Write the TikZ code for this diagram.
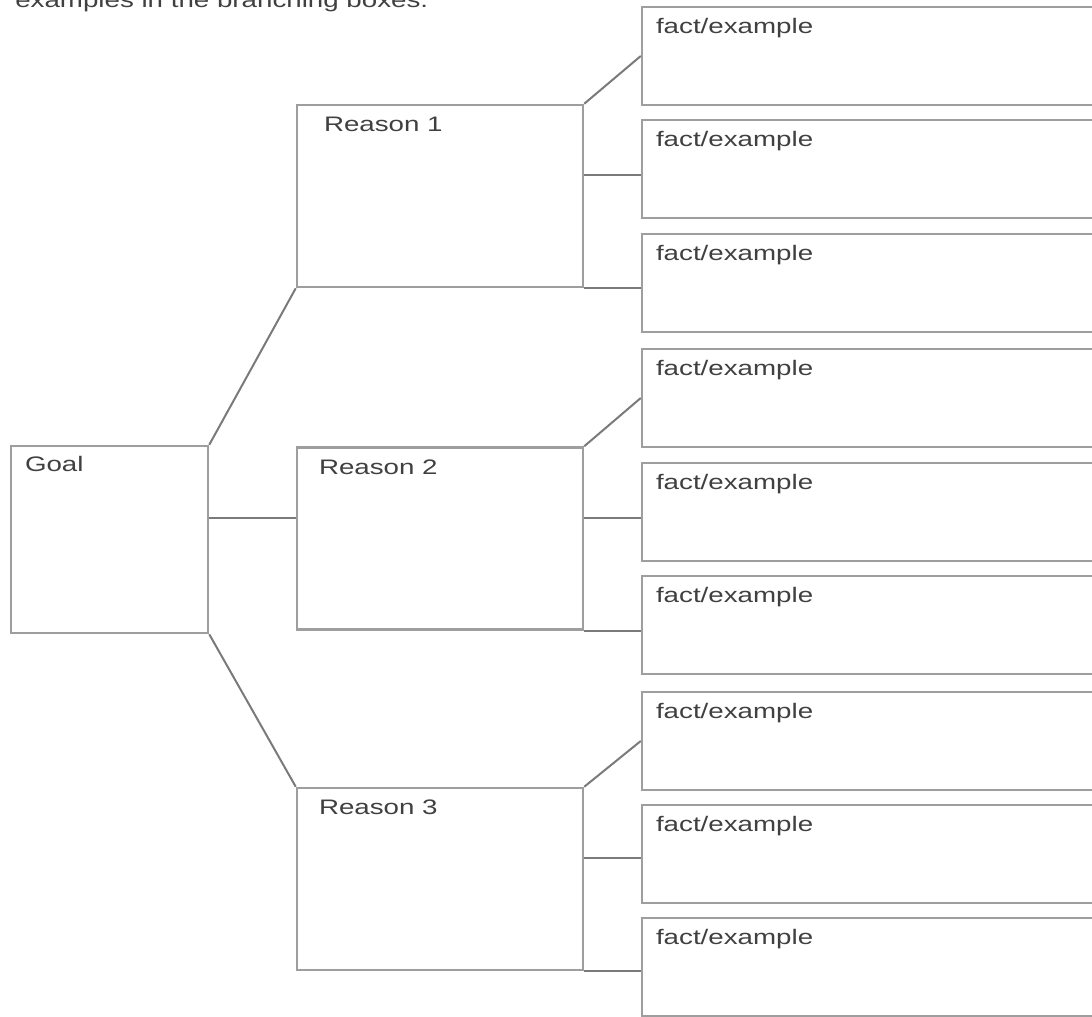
\documentclass[tikz,border=0pt]{standalone}
\usepackage{fontspec}
\setmainfont{Liberation Sans}
\begin{document}
\begin{tikzpicture}[x=1pt, y=-1pt,
  box/.style={draw=black!38, line width=2.5pt, fill=white, inner sep=0pt},
  goalbox/.style={box, minimum width=197pt, minimum height=187pt},
  reasonbox/.style={box, minimum width=286pt, minimum height=182pt},
  factbox/.style={box, minimum width=480pt, minimum height=98pt},
  boxlabel/.style={anchor=base west, inner sep=0pt, xscale=1.32, text=black!75, font=\fontsize{21}{25}\selectfont},
  link/.style={draw=black!52, line width=2pt}]
 \useasboundingbox (0,0) rectangle (1092,1017);
 \clip (0,0) rectangle (1092,1017);

 \node[boxlabel] (intro) at (15,7) {examples in the branching boxes.};

 % goal and reasons
 \node[goalbox] (goal) at (109.5,539.5) {};
 \node[reasonbox] (r1) at (440,196) {};
 \node[reasonbox] (r2) at (440,538.5) {};
 \node[reasonbox] (r3) at (440,879) {};

 % facts
 \node[factbox] (f1) at (882,56) {};
 \node[factbox] (f2) at (882,169) {};
 \node[factbox] (f3) at (882,283) {};
 \node[factbox] (f4) at (882,398) {};
 \node[factbox] (f5) at (882,512) {};
 \node[factbox] (f6) at (882,625) {};
 \node[factbox] (f7) at (882,741) {};
 \node[factbox] (f8) at (882,854) {};
 \node[factbox] (f9) at (882,967) {};

 % labels
 \node[boxlabel] (goal-t) at ([shift={(15pt,-27pt)}]goal.north west) {Goal};
 \node[boxlabel] (r1-t) at ([shift={(28pt,-28pt)}]r1.north west) {Reason 1};
 \node[boxlabel] (r2-t) at ([shift={(23pt,-28pt)}]r2.north west) {Reason 2};
 \node[boxlabel] (r3-t) at ([shift={(23pt,-28pt)}]r3.north west) {Reason 3};
 \node[boxlabel] (f1-t) at ([shift={(15pt,-28pt)}]f1.north west) {fact/example};
 \node[boxlabel] (f2-t) at ([shift={(15pt,-28pt)}]f2.north west) {fact/example};
 \node[boxlabel] (f3-t) at ([shift={(15pt,-28pt)}]f3.north west) {fact/example};
 \node[boxlabel] (f4-t) at ([shift={(15pt,-28pt)}]f4.north west) {fact/example};
 \node[boxlabel] (f5-t) at ([shift={(15pt,-28pt)}]f5.north west) {fact/example};
 \node[boxlabel] (f6-t) at ([shift={(15pt,-28pt)}]f6.north west) {fact/example};
 \node[boxlabel] (f7-t) at ([shift={(15pt,-28pt)}]f7.north west) {fact/example};
 \node[boxlabel] (f8-t) at ([shift={(15pt,-28pt)}]f8.north west) {fact/example};
 \node[boxlabel] (f9-t) at ([shift={(15pt,-28pt)}]f9.north west) {fact/example};

 % goal to reasons
 \draw[link] (goal.north east) -- (r1.south west);
 \draw[link] ([yshift=22pt]goal.east) -- ([yshift=22pt]goal.east -| r2.west);
 \draw[link] (goal.south east) -- (r3.north west);

 % reasons to facts
 \draw[link] (r1.north east) -- (f1.west);
 \draw[link] ([yshift=21pt]r1.east) -- ([yshift=21pt]r1.east -| f2.west);
 \draw[link] (r1.south east) -- (r1.south east -| f3.west);
 \draw[link] (r2.north east) -- (f4.west);
 \draw[link] ([yshift=21pt]r2.east) -- ([yshift=21pt]r2.east -| f5.west);
 \draw[link] (r2.south east) -- (r2.south east -| f6.west);
 \draw[link] (r3.north east) -- (f7.west);
 \draw[link] ([yshift=21pt]r3.east) -- ([yshift=21pt]r3.east -| f8.west);
 \draw[link] (r3.south east) -- (r3.south east -| f9.west);
\end{tikzpicture}
\end{document}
==============================
# Exercise prompt:
Leave out the pictures. Transcribe only the lines above, from the first through the one that contains "(f9) at (882,967)".

# Completed task:
Write the TikZ code for this diagram.
\documentclass[tikz,border=0pt]{standalone}
\usepackage{fontspec}
\setmainfont{Liberation Sans}
\begin{document}
\begin{tikzpicture}[x=1pt, y=-1pt,
  box/.style={draw=black!38, line width=2.5pt, fill=white, inner sep=0pt},
  goalbox/.style={box, minimum width=197pt, minimum height=187pt},
  reasonbox/.style={box, minimum width=286pt, minimum height=182pt},
  factbox/.style={box, minimum width=480pt, minimum height=98pt},
  boxlabel/.style={anchor=base west, inner sep=0pt, xscale=1.32, text=black!75, font=\fontsize{21}{25}\selectfont},
  link/.style={draw=black!52, line width=2pt}]
 \useasboundingbox (0,0) rectangle (1092,1017);
 \clip (0,0) rectangle (1092,1017);

 \node[boxlabel] (intro) at (15,7) {examples in the branching boxes.};

 % goal and reasons
 \node[goalbox] (goal) at (109.5,539.5) {};
 \node[reasonbox] (r1) at (440,196) {};
 \node[reasonbox] (r2) at (440,538.5) {};
 \node[reasonbox] (r3) at (440,879) {};

 % facts
 \node[factbox] (f1) at (882,56) {};
 \node[factbox] (f2) at (882,169) {};
 \node[factbox] (f3) at (882,283) {};
 \node[factbox] (f4) at (882,398) {};
 \node[factbox] (f5) at (882,512) {};
 \node[factbox] (f6) at (882,625) {};
 \node[factbox] (f7) at (882,741) {};
 \node[factbox] (f8) at (882,854) {};
 \node[factbox] (f9) at (882,967) {};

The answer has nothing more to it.